» Written request: Starting at the first line of the data, please print exactly those lines through the one that holds "Chart.register(...registerables);", omitting every picture.

--- Begin Data lines ---

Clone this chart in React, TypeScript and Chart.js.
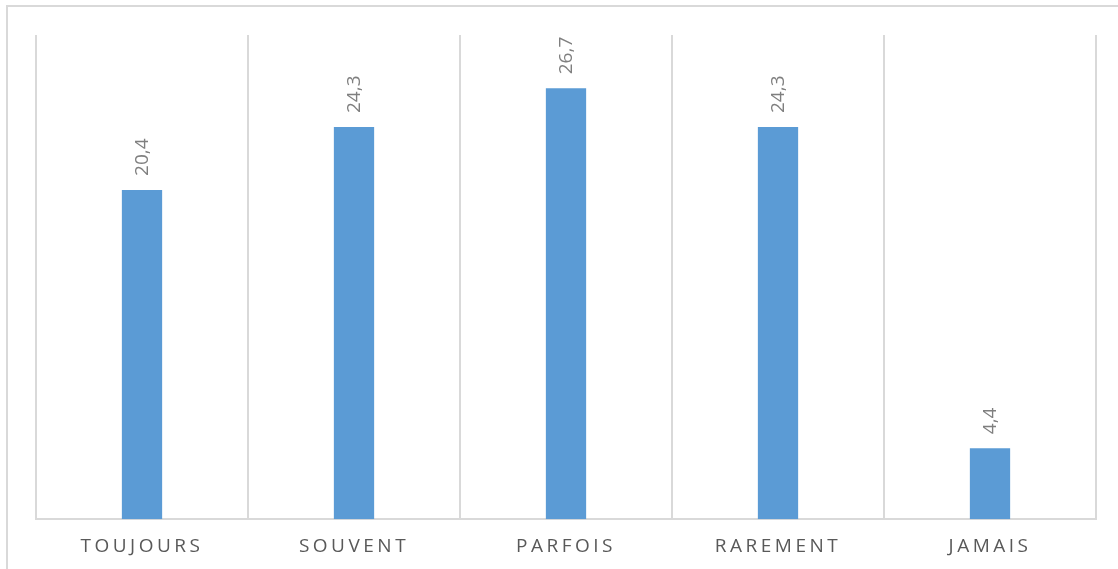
import React, { useEffect, useRef } from "react";
import { Chart, registerables } from "chart.js";

Chart.register(...registerables);

// Response categories and their shares (%)
const categories = ["TOUJOURS", "SOUVENT", "PARFOIS", "RAREMENT", "JAMAIS"];
const shares = [20.4, 24.3, 26.7, 24.3, 4.4];
const axisMax = 30;

const FONT = "'Open Sans', 'Noto Sans', sans-serif";

// Spaced-out capitals on the category axis, normal spacing elsewhere
const letterSpacingPlugin = {
  id: "axisLetterSpacing",
  beforeDraw(chart: any) {
    (chart.ctx as any).letterSpacing = "3.5px";
  },
  beforeDatasetsDraw(chart: any) {
    (chart.ctx as any).letterSpacing = "0px";
  },
};

// Vertical value labels above each bar, French decimal comma
const valueLabelPlugin = {
  id: "valueLabels",
  afterDatasetsDraw(chart: any) {
    const ctx = chart.ctx as CanvasRenderingContext2D;
    const meta = chart.getDatasetMeta(0);
    const data = chart.data.datasets[0].data as number[];
    ctx.save();
    (ctx as any).letterSpacing = "0px";
    ctx.font = `19px ${FONT}`;
    ctx.fillStyle = "#7f7f7f";
    ctx.textAlign = "left";
    ctx.textBaseline = "middle";
    meta.data.forEach((bar: any, i: number) => {
      const text = data[i].toFixed(1).replace(".", ",");
      ctx.save();
      ctx.translate(bar.x + 1, bar.y - 14);
      ctx.rotate(-Math.PI / 2);
      ctx.fillText(text, 0, 0);
      ctx.restore();
    });
    ctx.restore();
  },
};

export default function App() {
  const canvasRef = useRef<HTMLCanvasElement | null>(null);

  useEffect(() => {
    if (!canvasRef.current) return;
    const chart = new Chart(canvasRef.current, {
      type: "bar",
      data: {
        labels: categories,
        datasets: [
          {
            data: shares,
            backgroundColor: "#5b9bd5",
            borderWidth: 0,
            barPercentage: 0.19,
            categoryPercentage: 1,
          },
        ],
      },
      options: {
        responsive: false,
        animation: false,
        layout: { padding: { left: 36, right: 22, top: 35, bottom: -5 } },
        plugins: {
          legend: { display: false },
          tooltip: { enabled: false },
        },
        scales: {
          x: {
            offset: true,
            grid: {
              offset: true,
              color: "#d9d9d9",
              lineWidth: 2,
              drawTicks: false,
            },
            border: { display: true, color: "#d9d9d9", width: 2 },
            ticks: {
              color: "#595959",
              font: { family: FONT, size: 19 },
              padding: 16,
              maxRotation: 0,
            },
          },
          y: {
            display: false,
            min: 0,
            max: axisMax,
          },
        },
      },
      plugins: [letterSpacingPlugin, valueLabelPlugin],
    });
    return () => chart.destroy();
  }, []);

  return (
    <div
      style={{
        position: "fixed",
        left: 0,
        top: 0,
        width: 1118,
        height: 569,
        overflow: "hidden",
        background: "#ffffff",
      }}
    >
      <div
        style={{
          position: "absolute",
          left: 6,
          top: 5,
          width: 1200,
          height: 700,
          borderTop: "2px solid #d9d9d9",
          borderLeft: "2px solid #d9d9d9",
        }}
      />
      <canvas
        ref={canvasRef}
        width={1118}
        height={569}
        style={{ position: "absolute", left: 0, top: 0, width: 1118, height: 569 }}
      />
    </div>
  );
}
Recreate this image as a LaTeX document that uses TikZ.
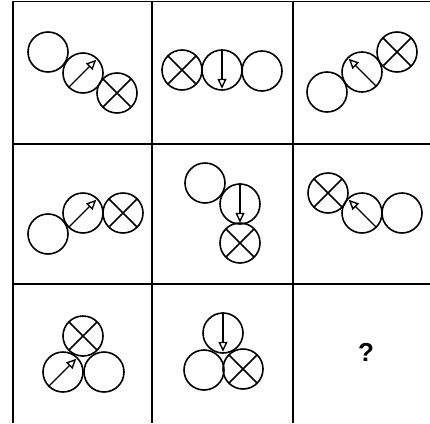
\documentclass[tikz,border=0pt]{standalone}
\usepackage{fontspec}
\usepackage{tikz}
\usetikzlibrary{arrows.meta}
\newfontfamily\qfont{Liberation Sans}

\begin{document}
\begin{tikzpicture}[
    x=1pt, y=-1pt,
    ring/.style={circle, draw, line width=1.6pt, minimum size=40pt, inner sep=0pt},
    xring/.style={ring, path picture={
        \draw[line width=1.6pt] (path picture bounding box.north west) -- (path picture bounding box.south east)
            (path picture bounding box.north east) -- (path picture bounding box.south west);}},
    arr/.style={-{Triangle[open, length=10pt, width=9pt, line width=1.4pt]}, line width=1.4pt, shorten >=2pt},
    gridline/.style={line width=1.8pt}
]
\useasboundingbox (0,0) rectangle (430,423);

% grid
\draw[gridline] (13,423) -- (13,1.5) -- (430,1.5);
\draw[gridline] (152,1.5) -- (152,423);
\draw[gridline] (293,1.5) -- (293,423);
\draw[gridline] (13,144) -- (430,144);
\draw[gridline] (13,284) -- (430,284);

% row 1
\node[ring]  (a1) at (48,52) {};
\node[ring]  (a2) at (83,73) {};
\node[xring] (a3) at (117,93) {};
\draw[arr] (a2.225) -- (a2.45);

\node[xring] (b1) at (182,70) {};
\node[ring]  (b2) at (222,70) {};
\node[ring]  (b3) at (262,71) {};
\draw[arr] (b2.north) -- (b2.south);

\node[ring]  (c1) at (327,92) {};
\node[ring]  (c2) at (362,72) {};
\node[xring] (c3) at (397,52) {};
\draw[arr] (c2.315) -- (c2.135);

% row 2
\node[ring]  (d1) at (48,234) {};
\node[ring]  (d2) at (83,213) {};
\node[xring] (d3) at (123,213) {};
\draw[arr] (d2.225) -- (d2.45);

\node[ring]  (e1) at (205,183) {};
\node[ring]  (e2) at (240,204) {};
\node[xring] (e3) at (240,243) {};
\draw[arr] (e2.north) -- (e2.south);

\node[xring] (f1) at (328,193) {};
\node[ring]  (f2) at (362,213) {};
\node[ring]  (f3) at (402,213) {};
\draw[arr] (f2.315) -- (f2.135);

% row 3
\node[xring] (g1) at (83,336) {};
\node[ring]  (g2) at (63,372) {};
\node[ring]  (g3) at (104,372) {};
\draw[arr] (g2.225) -- (g2.45);

\node[ring]  (h1) at (223,333) {};
\node[ring]  (h2) at (204,370) {};
\node[xring] (h3) at (243,369) {};
\draw[arr] (h1.north) -- (h1.south);

\node (q) at (366,352) {\qfont\bfseries\fontsize{26}{26}\selectfont ?};
\end{tikzpicture}
\end{document}
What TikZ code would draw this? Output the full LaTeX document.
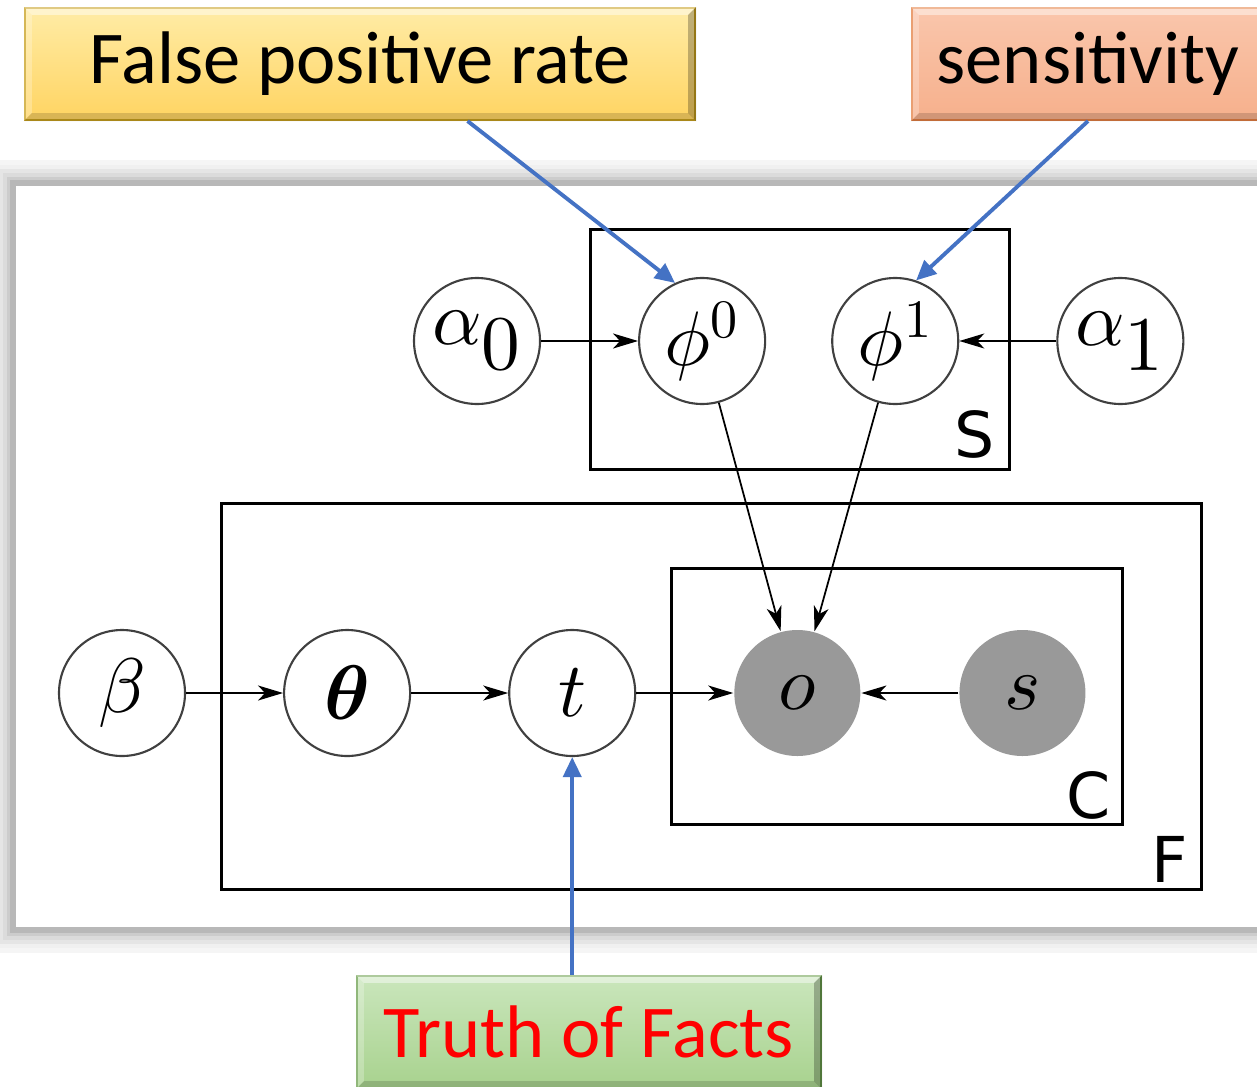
\documentclass[tikz,border=0pt]{standalone}
\usepackage{fontspec}
\usepackage{amsmath}
\usepackage{unicode-math}
\setmathfont{Latin Modern Math}
\usetikzlibrary{arrows.meta,calc,positioning}
\newfontfamily\callfont{Carlito}
\newfontfamily\platefont{DejaVu Sans}
\definecolor{callblue}{RGB}{68,114,196}
\definecolor{fprtop}{RGB}{255,236,166}
\definecolor{fprbot}{RGB}{255,212,98}
\definecolor{fprline}{RGB}{200,160,30}
\definecolor{senstop}{RGB}{250,198,172}
\definecolor{sensbot}{RGB}{246,176,140}
\definecolor{sensline}{RGB}{228,128,68}
\definecolor{truthtop}{RGB}{202,230,188}
\definecolor{truthbot}{RGB}{168,210,142}
\definecolor{truthline}{RGB}{108,160,78}

\tikzset{
  rv/.style={circle, draw=black!75, line width=0.6pt, minimum size=1.26cm, inner sep=0pt,
    font=\fontsize{22}{24}\selectfont},
  obs/.style={rv, draw=none, fill=black!40},
  plate/.style={draw, line width=0.9pt, inner sep=0pt},
  platelabel/.style={font=\platefont\fontsize{18}{20}\selectfont, anchor=base east, inner sep=0pt},
  edge/.style={-{Stealth[length=0.25cm,width=0.15cm,inset=0.07cm]}, line width=0.5pt},
  callout/.style={draw, line width=0.6pt, minimum height=1.12cm, inner sep=0pt,
    font=\callfont\fontsize{21.2}{24}\selectfont},
  callarrow/.style={-{Triangle[length=0.2cm,width=0.18cm]}, draw=callblue, line width=1.1pt},
}

% light top/left and dark right/bottom bands of a callout
\newcommand{\calloutbevel}[1]{%
  \fill[white, opacity=0.45] (#1.north west) -- (#1.north east) -- ([shift={(-0.08,-0.08)}]#1.north east) -- ([shift={(0.08,-0.08)}]#1.north west) -- cycle;
  \fill[white, opacity=0.25] (#1.north west) -- ([shift={(0.08,-0.08)}]#1.north west) -- ([shift={(0.08,0.08)}]#1.south west) -- (#1.south west) -- cycle;
  \fill[black, opacity=0.25] (#1.north east) -- (#1.south east) -- ([shift={(-0.08,0.08)}]#1.south east) -- ([shift={(-0.08,-0.08)}]#1.north east) -- cycle;
  \fill[black, opacity=0.15] (#1.south west) -- (#1.south east) -- ([shift={(-0.08,0.08)}]#1.south east) -- ([shift={(0.08,0.08)}]#1.south west) -- cycle;
}

\begin{document}
\begin{tikzpicture}[node distance=0.97cm]
\useasboundingbox (0,0) rectangle (12.57,-10.86);

% panel with soft shadow
\foreach \d/\g in {0.26/4, 0.21/6, 0.17/10, 0.13/14, 0.09/20, 0.06/28}
  \fill[black!\g] (0.16-\d,-1.86+\d) rectangle (13.0,-9.27-\d);
\fill[white] (0.16,-1.86) rectangle (13.0,-9.27);

% plates
\node[plate, anchor=north west, minimum width=4.19cm, minimum height=2.40cm] (plS) at (5.89,-2.28) {};
\node[plate, anchor=north west, minimum width=9.80cm, minimum height=3.86cm] (plF) at (2.20,-5.02) {};
\node[plate, anchor=north west, minimum width=4.51cm, minimum height=2.56cm] (plC) at (6.70,-5.67) {};
\node[platelabel] (labS) at ([shift={(-0.16,0.14)}]plS.south east) {S};
\node[platelabel] (labF) at ([shift={(-0.15,0.09)}]plF.south east) {F};
\node[platelabel] (labC) at ([shift={(-0.13,0.08)}]plC.south east) {C};

% variables
\node[rv] (a0) at (4.77,-3.41) {$\alpha_{\textstyle 0}$};
\node[rv, right=of a0] (phi0) {$\phi^0$};
\node[rv, right=0.65cm of phi0] (phi1) {$\phi^1$};
\node[rv, right=of phi1] (a1) {$\alpha_{\textstyle 1}$};

\node[rv] (beta) at (1.22,-6.93) {$\beta$};
\node[rv, right=of beta] (theta) {$\symbfit{\theta}$};
\node[rv, right=of theta] (t) {$t$};
\node[obs, right=of t] (o) {$o$};
\node[obs, right=of o] (s) {$s$};

\draw[edge] (a0) -- (phi0);
\draw[edge] (a1) -- (phi1);
\draw[edge] (phi0) -- (o);
\draw[edge] (phi1) -- (o);
\draw[edge] (beta) -- (theta);
\draw[edge] (theta) -- (t);
\draw[edge] (t) -- (o);
\draw[edge] (s) -- (o);

% callouts
\node[callout, draw=fprline, top color=fprtop, bottom color=fprbot, minimum width=6.70cm] (fpr) at (3.60,-0.64) {False positive rate};
\calloutbevel{fpr}
\node[callout, draw=sensline, top color=senstop, bottom color=sensbot, minimum width=3.52cm] (sens) at (10.88,-0.64) {sensitivity};
\calloutbevel{sens}
\node[callout, draw=truthline, top color=truthtop, bottom color=truthbot, minimum width=4.64cm, text=red] (truth) at (5.89,-10.32) {Truth of Facts};
\calloutbevel{truth}

\draw[callarrow] ($(fpr.south west)!0.66!(fpr.south east)$) -- (phi0.115);
\draw[callarrow] (sens.south) -- (phi1.71);
\draw[callarrow] (truth.north -| t.south) -- (t.south);
\end{tikzpicture}
\end{document}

--- End Data lines ---

» Response to this task:
Clone this chart in React, TypeScript and Chart.js.
import React, { useEffect, useRef } from "react";
import { Chart, registerables } from "chart.js";

Chart.register(...registerables);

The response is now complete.